Australian and New Zealand dollar bear the brunt of Chinese slowdown, RBNZ decision looms
The Australian dollar (Currency:AUD) has today reminded us why so many traders continue to bet against it, a look at the latest wholesale market rates reminds us just how prone the Australian currency has become to sell-offs when data disappoints:
- The Pound / Australian dollar exchange rate is 0.75 pct in the blue at 15:00 in London; GBP/AUD is at 1.6660.
- The Pound / New Zealand dollar exchange rate is 0.4 pct higher at 1.9298.
- The Australian dollar / US dollar forex rate is 0.9 pct down on Tuesday night's close at 0.9213.
- The New Zealand dollar / US dollar forex rate is 0.5 pct higher at 0.7957.
Please Be Aware: The above market quotes mean very little considering that your bank will affix a discretionary spread when passing you their retail rate. An independent FX provider will however guarantee to undercut your bank's offer and get you closer to the market rate, thus delivering you more currency. Please learn more here.
Commodity currencies in renewed sell-off
Max Cohen at Spreadex points out that the commodity currencies, like equities, have been hit by poor data out of China today:
"Looming over global equities, the massive slowdown in Chinese manufacturing remains prominent in investors’ minds. The knock-on effect is already being felt with Japanese exports slowing despite a weaker yen. China's overall PMI of business conditions fell to 47.7 from June's final reading of 48.2, a third straight month below the watershed 50 line and the weakest level since August 2012."
Inflation numbers fail to ride to the rescue
Shaun Osborne at TD Securities says, for the Aus Dollar, good inflation was not nearly enough to offset the Chinese data:
"The AUD had a lot to digest in a short period, with a mixed but overall better than expected Australian inflation report initially lifting the currency above 0.9300 before the flash Chinese PMI unwound any positive tone shortly after.
"The somewhat better inflation report suggests the threat of an RBA rate cut next month has diminished slightly, but the more pressing concern for markets is the state of activity in China.

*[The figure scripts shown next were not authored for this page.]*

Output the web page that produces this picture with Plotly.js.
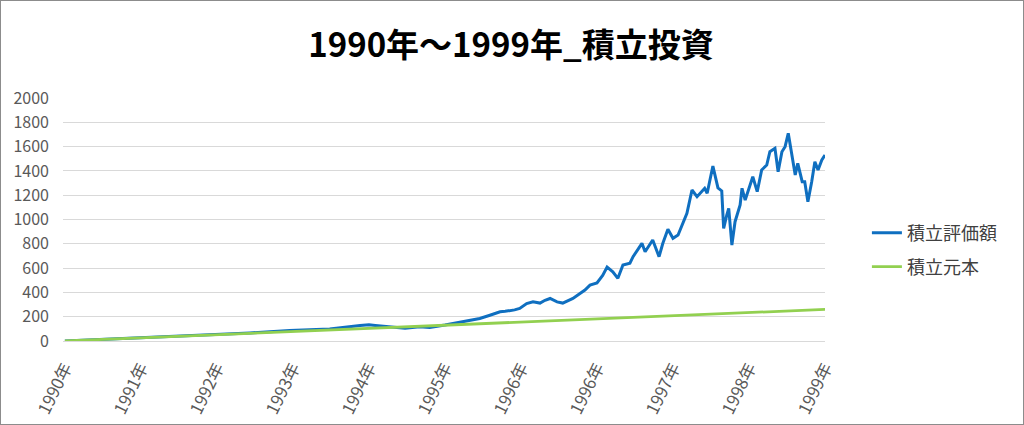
<!DOCTYPE html>
<html><head><meta charset="utf-8">
<script src="https://cdn.plot.ly/plotly-3.0.1.min.js"></script>
<style>
html,body{margin:0;padding:0;background:#fff;}
#chart{width:1022px;height:423px;border:1px solid #8c8c8c;}
</style></head>
<body><div id="chart"></div>
<script>
// Tick labels (one per tick, as in the original)
const tickPositions = [0,12,24,36,48,60,72,84,96,108,120];
const tickLabels = ["1990年","1991年","1992年","1993年","1994年","1995年","1996年","1996年","1997年","1998年","1999年"];

// 積立評価額, x = month index
const evalMonths = [0,5.5,11.8,18.2,23.7,29.2,35.5,41.8,46.6,48,49,52.1,53.7,56,57.6,60,
  61.3,63.9,65.5,67.1,68.7,69.5,70.3,71,71.8,72.9,73.9,75,75.8,76.6,77.7,78.6,80.2,81.3,82.1,82.9,84,84.9,85.6,86.5,87.3,88.1,89.2,89.7,
  91.1,91.6,92.8,93.8,94.4,95.2,96,96.8,98.2,99,99.8,101,101.4,102.3,103.1,103.7,104,104.5,104.8,105.3,105.8,106.6,106.9,107.4,
  108.2,108.6,109.3,110,110.8,111.3,112.1,112.6,113.2,113.7,114.2,114.8,115.3,115.7,116.4,116.8,117.3,117.9,118.4,118.9,119.5,120];
const evalValues = [0,12,24,42,56,66,86,98,128,134,128,112,104,118,112,132,
  145,165,185,212,240,244,250,256,268,308,322,312,335,350,322,312,350,392,420,460,478,540,608,570,516,625,640,694,
  804,735,831,694,804,919,845,872,1051,1243,1188,1257,1216,1440,1260,1235,927,1037,1092,790,982,1119,1257,1160,
  1284,1352,1229,1407,1448,1558,1586,1393,1558,1599,1709,1517,1366,1462,1311,1311,1146,1311,1476,1407,1490,1531];

// 積立元本
const principalMonths = [0,12,24,36,48,60,72,84,96,108,120];
const principalValues = [0,26,52,78,104,130,156,182,208,234,260];

const seriesNames = ["積立評価額","積立元本"];
const FONT = '"Noto Sans CJK JP", "Noto Sans", sans-serif';

const traces = [
  {x: evalMonths, y: evalValues, name: seriesNames[0], type: 'scatter', mode: 'lines',
   line: {color: '#0F6FC0', width: 3}, legend: 'legend'},
  {x: principalMonths, y: principalValues, name: seriesNames[1], type: 'scatter', mode: 'lines',
   line: {color: '#92D050', width: 2.8}, legend: 'legend2'}
];

const legendCommon = {xanchor: 'left', yanchor: 'middle', bgcolor: 'rgba(0,0,0,0)',
  font: {family: FONT, size: 18, color: '#404040'}};

const layout = {
  width: 1022, height: 423,
  margin: {l: 62, r: 198, t: 97, b: 83},
  paper_bgcolor: '#fff', plot_bgcolor: '#fff',
  title: {text: '1990年～1999年_積立投資', font: {family: FONT, size: 33, color: '#000', weight: 'bold'},
          x: 0.499, xref: 'container', xanchor: 'center', y: 0.895, yanchor: 'middle'},
  showlegend: true,
  legend: Object.assign({x: 1.055, y: 0.444}, legendCommon),
  legend2: Object.assign({x: 1.055, y: 0.305}, legendCommon),
  xaxis: {range: [-0.3, 120], tickvals: tickPositions, ticktext: tickLabels, tickangle: -64,
          showgrid: false, zeroline: false, showline: true, linecolor: '#d9d9d9', linewidth: 1,
          ticks: '', ticklabelstandoff: 9, tickfont: {family: FONT, size: 17, color: '#595959'}, fixedrange: true},
  yaxis: {range: [0, 2000], dtick: 200, showgrid: true, gridcolor: '#d9d9d9', gridwidth: 1,
          zeroline: false, showline: false, ticks: '', ticklabelstandoff: 13,
          tickfont: {family: FONT, size: 16, color: '#595959'}, fixedrange: true}
};

Plotly.newPlot('chart', traces, layout, {displayModeBar: false, staticPlot: true});
</script>
</body></html>
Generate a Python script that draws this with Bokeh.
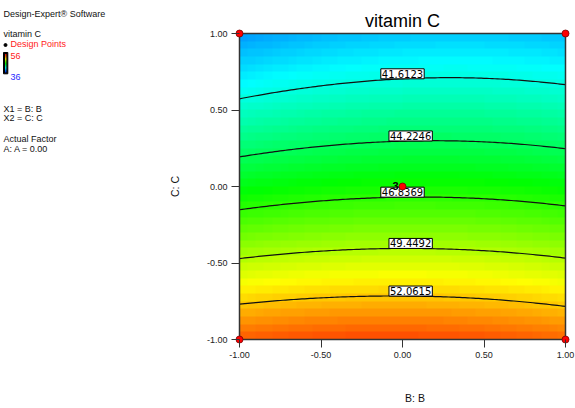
import numpy as np
from bokeh.plotting import figure
from bokeh.layouts import row, column
from bokeh.models import Range1d, FixedTicker, PrintfTickFormatter, LinearColorMapper, ColumnDataSource
from bokeh.core.properties import value
from bokeh.embed import file_html
from bokeh.resources import INLINE

# ---------------- data ----------------
title_text = "vitamin C"
x_label = "B: B"
y_label = "C: C"
tick_values = [-1.0, -0.5, 0.0, 0.5, 1.0]
# fitted quadratic response surface in coded B, C (A held at 0.00)
coef_b0 = 46.32
coef_B = 0.13
coef_C = -7.35
coef_BB = -0.53
coef_CC = 0.94
coef_BC = 0.25
contour_levels = [41.6123, 44.2246, 46.8369, 49.4492, 52.0615]
contour_label_B = [0.0, 0.05, 0.0, 0.05, 0.05]
design_B = [-1.0, -1.0, 1.0, 1.0, 0.0]
design_C = [-1.0, 1.0, -1.0, 1.0, 0.0]
center_reps = "3"
color_low, color_high = 36, 56
legend_head = ["Design-Expert\u00ae Software", "vitamin C"]
legend_points = "Design Points"
legend_factors = ["X1 = B: B", "X2 = C: C", "Actual Factor", "A: A = 0.00"]

FONT = value("Liberation Sans")


def response(B, C):
    return (coef_b0 + coef_B * B + coef_C * C + coef_BB * B * B
            + coef_CC * C * C + coef_BC * B * C)


def contour_C(B, level):
    a = coef_CC
    b = coef_C + coef_BC * B
    c = coef_b0 + coef_B * B + coef_BB * B * B - level
    return (-b - np.sqrt(b * b - 4 * a * c)) / (2 * a)


# palette blue -> cyan -> green -> yellow -> red
stops = np.array([[0, 0, 255], [0, 255, 255], [0, 255, 0], [255, 255, 0], [255, 0, 0]], float)
palette = []
for t in np.linspace(0, 1, 256):
    s = t * 4
    i = min(int(s), 3)
    f = s - i
    c = stops[i] * (1 - f) + stops[i + 1] * f
    palette.append("#%02x%02x%02x" % tuple(int(round(v)) for v in c))
mapper = LinearColorMapper(palette=palette, low=color_low, high=color_high)

PX_X, PX_Y = 163.0, 153.0   # pixels per coded unit
PAD = 5

# ---------------- main figure (page x 199..575, y 0..366) ----------------
mf = figure(width=376, height=366, title=None,
            x_range=Range1d(-1 - PAD / PX_X, 1 + PAD / PX_X),
            y_range=Range1d(-1 - PAD / PX_Y, 1 + 33 / PX_Y),
            toolbar_location=None, output_backend="svg",
            min_border_left=35, min_border_right=5, min_border_top=0, min_border_bottom=22)
mf.outline_line_color = None
mf.grid.visible = False
mf.background_fill_color = "white"

n = 40
centers = -1 + (np.arange(n) + 0.5) * 2 / n
BB, CC = np.meshgrid(centers, centers)
Z = response(BB, CC)
mf.image(image=[Z], x=-1, y=-1, dw=2, dh=2, color_mapper=mapper)

bs = np.linspace(-1, 1, 121)
xs = [list(bs) for _ in contour_levels]
ys = [list(contour_C(bs, lv)) for lv in contour_levels]
mf.multi_line(xs=xs, ys=ys, line_color="#111111", line_width=1.2)

mf.quad(left=[-1], right=[1], bottom=[-1], top=[1], fill_color=None,
        line_color="#333333", line_width=1.5)

lab_src = ColumnDataSource(dict(
    x=contour_label_B,
    y=[float(contour_C(b, lv)) for b, lv in zip(contour_label_B, contour_levels)],
    t=["%.4f" % lv for lv in contour_levels]))
mf.text(x="x", y="y", text="t", source=lab_src, text_font=value("DejaVu Sans"),
        text_font_size="10px", text_align="center", text_baseline="middle",
        y_offset=-5, text_color="black", background_fill_color="white",
        border_line_color="black", border_line_width=1, padding=1)

mf.scatter(x=design_B, y=design_C, size=7, fill_color="#ff0000", line_color="#7a0000",
           line_width=0.8)
mf.text(x=[design_B[4]], y=[design_C[4]], text=[center_reps], text_font=FONT,
        text_font_size="11px", text_font_style="bold", text_align="right",
        text_baseline="middle", x_offset=-4, y_offset=-1, text_color="black")

mf.text(x=[0.0], y=[1 - (20 - 33) / PX_Y], text=[title_text], text_font=FONT,
        text_font_size="18px", text_align="center", text_baseline="alphabetic",
        text_color="black")

for ax in (mf.xaxis, mf.yaxis):
    ax.ticker = FixedTicker(ticks=tick_values)
    ax.formatter = PrintfTickFormatter(format="%.2f")
    ax.axis_line_color = None
    ax.major_tick_in = PAD
    ax.major_tick_out = 3
    ax.minor_tick_line_color = None
    ax.major_tick_line_color = "#333333"
    ax.major_label_text_font = "Liberation Sans"
    ax.major_label_text_font_size = "9px"
    ax.major_label_text_color = "#222222"
    ax.major_label_standoff = 4

# ---------------- left legend panel (page x 0..199) ----------------
lf = figure(width=199, height=408, title=None, x_range=Range1d(0, 199), y_range=Range1d(408, 0),
            toolbar_location=None, output_backend="svg", min_border=0,
            x_axis_type=None, y_axis_type=None)
lf.outline_line_color = None
lf.background_fill_color = "white"

lf.text(x=[3, 3], y=[13, 33], text=legend_head, text_font=FONT, text_font_size="9px",
        text_baseline="alphabetic", text_color="#111111")
lf.scatter(x=[5], y=[44.5], size=3, fill_color="black", line_color="black")
lf.text(x=[10], y=[43.5], text=[legend_points], text_font=FONT, text_font_size="9px",
        text_baseline="alphabetic", text_color="#ff1a1a")
lf.quad(left=[3], right=[7.3], top=[52], bottom=[73.3], fill_color="black",
        line_color="black", line_width=1.0)
bar = np.linspace(color_high, color_low, 40).reshape(40, 1)
lf.image(image=[bar], x=4.6, y=53.5, dw=1.3, dh=18.5, color_mapper=mapper)
lf.text(x=[10], y=[55], text=[str(color_high)], text_font=FONT, text_font_size="9px",
        text_baseline="alphabetic", text_color="#ff1a1a")
lf.text(x=[10], y=[76], text=[str(color_low)], text_font=FONT, text_font_size="9px",
        text_baseline="alphabetic", text_color="#2a2aff")
lf.text(x=[3, 3, 3, 3], y=[108.2, 117.5, 138.2, 148.8], text=legend_factors, text_font=FONT,
        text_font_size="9px", text_baseline="alphabetic", text_color="#111111")
lf.text(x=[174], y=[186], text=[y_label], angle=np.pi / 2, text_font=FONT,
        text_font_size="10.5px", text_align="center", text_baseline="alphabetic",
        text_color="#111111")

# ---------------- bottom strip (page y 366..408) ----------------
bf = figure(width=376, height=42, title=None, x_range=Range1d(199, 575), y_range=Range1d(408, 366),
            toolbar_location=None, output_backend="svg", min_border=0,
            x_axis_type=None, y_axis_type=None)
bf.outline_line_color = None
bf.text(x=[401], y=[397.5], text=[x_label], text_font=FONT, text_font_size="10.5px",
        text_align="center", text_baseline="alphabetic", text_color="#111111")

layout = row(lf, column(mf, bf))
open("out.html", "w").write(file_html(layout, INLINE))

"The flash PMI raises fears of a sub-50 print for the official PMI next week, and such an outcome could re-ignite fears of a ‘hard landing’. As was them case overnight, the AUD would take the brunt of such a result,m with the NZD close behind."
New Zealand dollar: Focus is now squarely on the RBNZ
For the NZD, the closer key event is the RBNZ meeting at the end of today’s session. The Bank is universally expected to keep the policy rate steady, but there appears to be a greater risk of a more dovish message that should put a bit more pressure on the currency.
The Bank is in a position to highlight last week’s soft inflation report as an offset to the upswing in house prices, credit and construction. The balance of risks favours lifting the cash rate sooner, but the RBNZ remains determined to experiment with macroprudential tools first.
As such Osborne says he expects Governor Wheeler to repeat that the Bank expects “to keep the OCR unchanged through the end of the year”. We continue to pencil in March 2014 as the timing for the first tightening.
Be assured, any interest rate cut announced tonight will send the New Zealand dollar plummeting.